Content warning: sexual assault, sexual harassment, mentions of suicide
The Massachusetts State Law defines rape as: (1) Penetration of any bodily orifice by any body part or object (2) against a person’s will or without consent and (3) with threat of or actual use of force.
This may be the first time you’re reading this definition, or maybe you’re too familiar with it. I questioned every story, case, and disclosure until it happened to me. The most common question I receive as someone who speaks publicly about my trauma in order to spread awareness is: “What happened to the perpetrator?” In recent events, such as the case of the Stanford Rapist, it seems that our society’s focus leans toward the outcome of the perpetrator instead of the victim. Cultural trends like these are what compel me to share my story, in the hopes of enlightening others and encouraging survivors to speak out.
I never thought it would happen to me.

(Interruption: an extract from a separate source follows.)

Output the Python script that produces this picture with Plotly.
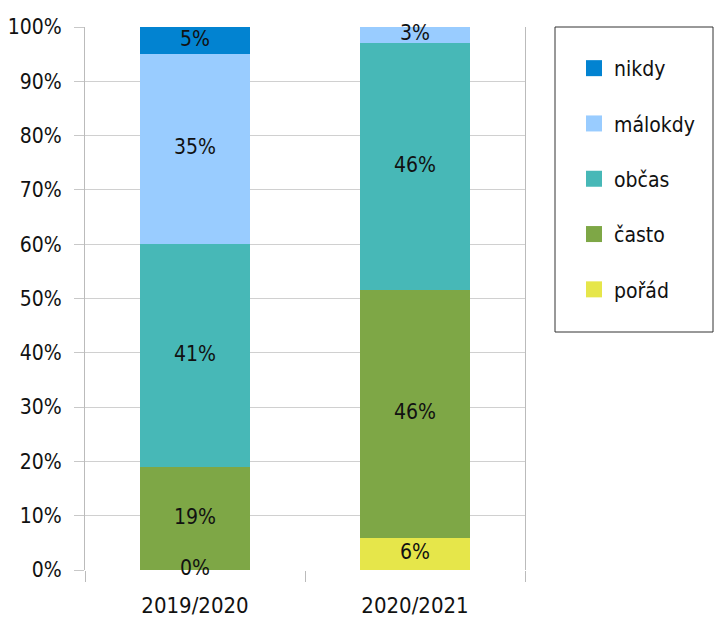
import plotly.graph_objects as go

# School years and response categories
years = ["2019/2020", "2020/2021"]
categories = ["pořád", "často", "občas", "málokdy", "nikdy"]

# Share of answers per year (percent)
porad = [0, 5.9]
casto = [19, 45.6]
obcas = [41, 45.5]
malokdy = [35, 3.0]
nikdy = [5, None]

colors = {
    "pořád": "#E6E64A",
    "často": "#7EA746",
    "občas": "#47B8B7",
    "málokdy": "#99CCFF",
    "nikdy": "#0283D1",
}

series = [porad, casto, obcas, malokdy, nikdy]
FONT = "DejaVu Sans Condensed, DejaVu Sans, sans-serif"

fig = go.Figure()
for i, (name, vals) in enumerate(zip(categories, series)):
    fig.add_trace(go.Bar(
        x=years, y=vals, name=name,
        marker=dict(color=colors[name], line=dict(width=0)),
        showlegend=False,
    ))

# Legend entries with larger square swatches
for i, name in enumerate(categories):
    fig.add_trace(go.Scatter(
        x=[None], y=[None], mode="markers", name=name,
        marker=dict(symbol="square", size=16, color=colors[name]),
        legendgroup=name, legendrank=len(categories) - i,
    ))

# Value labels centred within each segment
lx, ly, lt = [], [], []
for j, yr in enumerate(years):
    base = 0
    for vals in series:
        v = vals[j]
        if v is None:
            continue
        lx.append(yr)
        ly.append(base + v / 2)
        lt.append(f"{v:.0f}%")
        base += v
fig.add_trace(go.Scatter(
    x=lx, y=ly, text=lt, mode="text", showlegend=False,
    textfont=dict(family=FONT, size=21, color="#111"),
    hoverinfo="skip", cliponaxis=False,
))

# Legend frame
fig.add_shape(
    type="rect", xref="paper", yref="paper",
    x0=(555 - 85) / 440, x1=(713 - 85) / 440,
    y0=(570 - 332) / 543, y1=1.0,
    line=dict(color="#333", width=1), fillcolor="rgba(0,0,0,0)",
)

fig.update_layout(
    width=715, height=627,
    margin=dict(l=85, r=190, t=27, b=57),
    barmode="stack", bargap=0.5,
    plot_bgcolor="white", paper_bgcolor="white",
    font=dict(family=FONT, size=21, color="#111"),
    legend=dict(
        x=(574 - 85) / 440, y=(570 - 48) / 543, xanchor="left", yanchor="top",
        traceorder="grouped", tracegroupgap=25,
        borderwidth=0, bgcolor="rgba(0,0,0,0)",
        font=dict(size=21), itemwidth=30,
    ),
    xaxis=dict(
        tickson="boundaries", ticks="outside", ticklen=11,
        tickcolor="#bbb", showgrid=False, showline=False,
        tickfont=dict(size=22), ticklabelstandoff=20,
        automargin=False,
    ),
    yaxis=dict(
        range=[0, 100], dtick=10, ticksuffix="%",
        ticks="outside", ticklen=10, tickcolor="#c8c8c8",
        gridcolor="#d0d0d0", gridwidth=1,
        showline=True, linecolor="#bbb", mirror=True,
        zeroline=False, tickfont=dict(size=21), ticklabelstandoff=8,
        automargin=False,
    ),
)

fig.write_html("out.html")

I had always imagined that if I protected myself enough, acted conservatively, or avoided trouble then somehow I would be exempt from this kind of suffering. This is, of course, never the case. The fact is that sexual assault can happen to anyone. The nation’s largest anti-sexual violence organization, RAINN (Rape, Abuse & Incest National Network), cites that every 98 seconds another person is a victim of sexual violence. It’s easy to feel discouraged by statistics like these, but understanding the frequency and severity of this violence can help end it.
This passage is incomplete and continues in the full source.